→ **Your task**
Repeat, exactly and only, the lines from the beginning of the data through the line with "Y_LO, Y_HI = padded(min(all_y), max(all_y))". Pictures are left out.

→ **Information shown**
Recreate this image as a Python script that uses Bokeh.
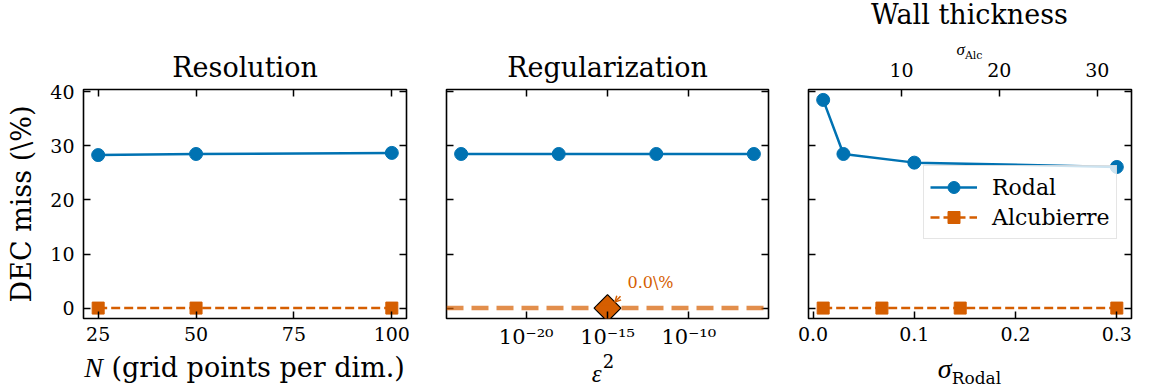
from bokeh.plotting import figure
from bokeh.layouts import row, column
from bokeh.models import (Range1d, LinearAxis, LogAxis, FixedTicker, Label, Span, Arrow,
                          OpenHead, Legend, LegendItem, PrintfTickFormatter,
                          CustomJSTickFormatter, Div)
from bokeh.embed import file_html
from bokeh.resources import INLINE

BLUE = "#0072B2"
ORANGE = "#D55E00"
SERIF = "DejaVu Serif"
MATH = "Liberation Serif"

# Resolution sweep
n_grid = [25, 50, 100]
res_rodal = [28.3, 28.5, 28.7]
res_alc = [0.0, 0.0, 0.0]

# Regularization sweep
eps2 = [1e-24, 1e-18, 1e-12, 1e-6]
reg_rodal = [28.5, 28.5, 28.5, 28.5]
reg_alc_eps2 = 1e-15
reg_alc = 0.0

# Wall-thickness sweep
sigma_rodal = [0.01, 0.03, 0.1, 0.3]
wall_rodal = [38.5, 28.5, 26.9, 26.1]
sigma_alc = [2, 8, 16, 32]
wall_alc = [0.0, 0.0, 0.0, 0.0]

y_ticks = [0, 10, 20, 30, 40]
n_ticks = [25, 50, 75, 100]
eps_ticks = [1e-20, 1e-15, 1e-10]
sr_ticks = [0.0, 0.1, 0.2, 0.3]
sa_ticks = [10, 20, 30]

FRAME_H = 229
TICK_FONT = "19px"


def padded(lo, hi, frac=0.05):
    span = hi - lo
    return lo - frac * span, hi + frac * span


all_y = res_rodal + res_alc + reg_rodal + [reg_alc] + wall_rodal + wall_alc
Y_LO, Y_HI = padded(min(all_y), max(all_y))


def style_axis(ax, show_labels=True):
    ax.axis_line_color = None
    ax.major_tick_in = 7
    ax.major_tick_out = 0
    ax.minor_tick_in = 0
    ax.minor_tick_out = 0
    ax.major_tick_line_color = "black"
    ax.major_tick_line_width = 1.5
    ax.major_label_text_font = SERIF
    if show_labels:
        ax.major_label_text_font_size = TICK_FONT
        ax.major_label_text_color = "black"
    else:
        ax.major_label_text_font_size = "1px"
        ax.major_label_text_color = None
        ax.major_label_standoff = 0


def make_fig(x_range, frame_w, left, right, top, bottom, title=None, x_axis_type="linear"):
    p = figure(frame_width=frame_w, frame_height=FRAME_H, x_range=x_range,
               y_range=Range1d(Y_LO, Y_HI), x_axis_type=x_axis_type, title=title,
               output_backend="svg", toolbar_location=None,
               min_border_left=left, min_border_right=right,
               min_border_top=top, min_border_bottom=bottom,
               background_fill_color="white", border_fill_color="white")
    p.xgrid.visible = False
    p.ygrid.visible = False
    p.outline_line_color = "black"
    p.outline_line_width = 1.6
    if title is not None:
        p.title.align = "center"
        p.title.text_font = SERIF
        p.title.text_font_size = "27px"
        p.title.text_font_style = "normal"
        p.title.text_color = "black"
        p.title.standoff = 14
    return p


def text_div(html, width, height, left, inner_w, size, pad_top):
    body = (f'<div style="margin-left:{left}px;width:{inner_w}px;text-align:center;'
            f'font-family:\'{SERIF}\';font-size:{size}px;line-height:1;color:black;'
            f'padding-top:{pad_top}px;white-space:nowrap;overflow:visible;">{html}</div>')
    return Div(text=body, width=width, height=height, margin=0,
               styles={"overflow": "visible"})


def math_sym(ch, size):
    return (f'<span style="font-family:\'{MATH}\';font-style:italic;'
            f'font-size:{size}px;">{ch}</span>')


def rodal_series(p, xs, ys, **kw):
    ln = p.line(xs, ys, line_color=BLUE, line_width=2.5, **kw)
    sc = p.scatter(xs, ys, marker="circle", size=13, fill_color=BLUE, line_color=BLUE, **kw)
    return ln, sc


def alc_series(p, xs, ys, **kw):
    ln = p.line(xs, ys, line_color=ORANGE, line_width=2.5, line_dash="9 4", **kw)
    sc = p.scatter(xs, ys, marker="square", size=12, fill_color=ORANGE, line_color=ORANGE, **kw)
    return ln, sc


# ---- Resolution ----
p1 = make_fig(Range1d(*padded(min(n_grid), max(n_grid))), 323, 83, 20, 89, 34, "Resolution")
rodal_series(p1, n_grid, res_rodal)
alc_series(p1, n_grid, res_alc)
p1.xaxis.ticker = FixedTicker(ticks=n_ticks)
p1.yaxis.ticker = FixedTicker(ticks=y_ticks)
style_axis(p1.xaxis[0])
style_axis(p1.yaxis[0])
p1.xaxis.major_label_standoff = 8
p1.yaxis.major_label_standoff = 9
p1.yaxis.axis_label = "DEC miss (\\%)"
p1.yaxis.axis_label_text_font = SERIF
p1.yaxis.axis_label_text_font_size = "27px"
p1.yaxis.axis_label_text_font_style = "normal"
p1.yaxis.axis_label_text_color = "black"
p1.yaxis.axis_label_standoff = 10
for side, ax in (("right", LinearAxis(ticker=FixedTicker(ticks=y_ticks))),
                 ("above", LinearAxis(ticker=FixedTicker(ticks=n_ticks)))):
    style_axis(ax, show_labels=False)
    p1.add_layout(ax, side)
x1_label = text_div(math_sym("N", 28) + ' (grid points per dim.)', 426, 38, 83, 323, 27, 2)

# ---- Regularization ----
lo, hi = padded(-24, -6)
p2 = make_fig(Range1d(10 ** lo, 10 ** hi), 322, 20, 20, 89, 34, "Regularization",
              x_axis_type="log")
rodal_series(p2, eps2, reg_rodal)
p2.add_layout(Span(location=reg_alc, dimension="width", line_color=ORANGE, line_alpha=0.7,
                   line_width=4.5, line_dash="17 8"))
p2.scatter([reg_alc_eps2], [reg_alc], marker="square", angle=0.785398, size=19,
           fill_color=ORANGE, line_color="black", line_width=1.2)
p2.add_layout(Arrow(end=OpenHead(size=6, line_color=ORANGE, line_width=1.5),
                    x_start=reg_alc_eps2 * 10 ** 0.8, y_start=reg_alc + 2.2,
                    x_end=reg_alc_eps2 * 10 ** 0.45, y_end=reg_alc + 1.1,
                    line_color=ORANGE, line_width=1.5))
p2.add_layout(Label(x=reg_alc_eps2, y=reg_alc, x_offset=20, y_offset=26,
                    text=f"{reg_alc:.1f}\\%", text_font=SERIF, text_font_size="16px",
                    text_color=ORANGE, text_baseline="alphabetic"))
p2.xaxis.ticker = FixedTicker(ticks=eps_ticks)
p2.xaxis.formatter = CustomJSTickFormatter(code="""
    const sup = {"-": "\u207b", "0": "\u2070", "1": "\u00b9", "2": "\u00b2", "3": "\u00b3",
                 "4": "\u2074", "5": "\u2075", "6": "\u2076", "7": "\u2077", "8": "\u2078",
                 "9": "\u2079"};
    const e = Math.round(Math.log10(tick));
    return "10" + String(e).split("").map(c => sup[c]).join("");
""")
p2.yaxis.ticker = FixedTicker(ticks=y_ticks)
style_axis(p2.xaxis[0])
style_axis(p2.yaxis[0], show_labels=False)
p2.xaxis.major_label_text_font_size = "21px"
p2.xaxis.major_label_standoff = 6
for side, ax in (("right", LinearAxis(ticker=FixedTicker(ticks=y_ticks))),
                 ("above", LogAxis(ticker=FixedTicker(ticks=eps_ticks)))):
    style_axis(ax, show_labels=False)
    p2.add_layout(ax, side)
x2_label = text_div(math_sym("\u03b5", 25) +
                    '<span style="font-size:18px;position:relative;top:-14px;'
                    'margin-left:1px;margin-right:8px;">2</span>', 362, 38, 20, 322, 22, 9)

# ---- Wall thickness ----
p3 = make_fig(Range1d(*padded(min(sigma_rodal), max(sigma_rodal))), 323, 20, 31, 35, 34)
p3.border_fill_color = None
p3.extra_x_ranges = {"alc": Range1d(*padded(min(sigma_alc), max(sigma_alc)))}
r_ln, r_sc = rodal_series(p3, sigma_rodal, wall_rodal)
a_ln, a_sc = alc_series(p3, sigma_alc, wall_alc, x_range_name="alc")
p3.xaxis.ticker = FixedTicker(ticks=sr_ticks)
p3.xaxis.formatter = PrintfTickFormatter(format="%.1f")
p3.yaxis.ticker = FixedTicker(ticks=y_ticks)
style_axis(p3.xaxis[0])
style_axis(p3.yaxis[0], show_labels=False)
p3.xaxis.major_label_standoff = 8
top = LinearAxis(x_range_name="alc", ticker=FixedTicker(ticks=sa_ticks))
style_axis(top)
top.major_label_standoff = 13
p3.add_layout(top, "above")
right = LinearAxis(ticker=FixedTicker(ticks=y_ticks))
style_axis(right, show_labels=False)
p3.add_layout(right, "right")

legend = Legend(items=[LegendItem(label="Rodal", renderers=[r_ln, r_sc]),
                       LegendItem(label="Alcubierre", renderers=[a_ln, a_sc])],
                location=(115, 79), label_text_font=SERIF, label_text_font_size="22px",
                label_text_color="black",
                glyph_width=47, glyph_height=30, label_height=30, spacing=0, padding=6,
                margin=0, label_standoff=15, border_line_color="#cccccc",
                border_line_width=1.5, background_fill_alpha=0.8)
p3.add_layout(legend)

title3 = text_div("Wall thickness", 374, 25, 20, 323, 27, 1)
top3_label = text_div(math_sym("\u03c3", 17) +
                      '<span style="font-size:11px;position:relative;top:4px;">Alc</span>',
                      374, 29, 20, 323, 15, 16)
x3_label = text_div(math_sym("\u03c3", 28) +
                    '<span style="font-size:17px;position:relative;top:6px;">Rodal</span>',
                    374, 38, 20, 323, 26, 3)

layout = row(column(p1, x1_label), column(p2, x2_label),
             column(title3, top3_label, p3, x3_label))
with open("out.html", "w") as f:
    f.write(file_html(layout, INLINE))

→ **Written response**
Recreate this image as a Python script that uses Bokeh.
from bokeh.plotting import figure
from bokeh.layouts import row, column
from bokeh.models import (Range1d, LinearAxis, LogAxis, FixedTicker, Label, Span, Arrow,
                          OpenHead, Legend, LegendItem, PrintfTickFormatter,
                          CustomJSTickFormatter, Div)
from bokeh.embed import file_html
from bokeh.resources import INLINE

BLUE = "#0072B2"
ORANGE = "#D55E00"
SERIF = "DejaVu Serif"
MATH = "Liberation Serif"

# Resolution sweep
n_grid = [25, 50, 100]
res_rodal = [28.3, 28.5, 28.7]
res_alc = [0.0, 0.0, 0.0]

# Regularization sweep
eps2 = [1e-24, 1e-18, 1e-12, 1e-6]
reg_rodal = [28.5, 28.5, 28.5, 28.5]
reg_alc_eps2 = 1e-15
reg_alc = 0.0

# Wall-thickness sweep
sigma_rodal = [0.01, 0.03, 0.1, 0.3]
wall_rodal = [38.5, 28.5, 26.9, 26.1]
sigma_alc = [2, 8, 16, 32]
wall_alc = [0.0, 0.0, 0.0, 0.0]

y_ticks = [0, 10, 20, 30, 40]
n_ticks = [25, 50, 75, 100]
eps_ticks = [1e-20, 1e-15, 1e-10]
sr_ticks = [0.0, 0.1, 0.2, 0.3]
sa_ticks = [10, 20, 30]

FRAME_H = 229
TICK_FONT = "19px"


def padded(lo, hi, frac=0.05):
    span = hi - lo
    return lo - frac * span, hi + frac * span


all_y = res_rodal + res_alc + reg_rodal + [reg_alc] + wall_rodal + wall_alc
Y_LO, Y_HI = padded(min(all_y), max(all_y))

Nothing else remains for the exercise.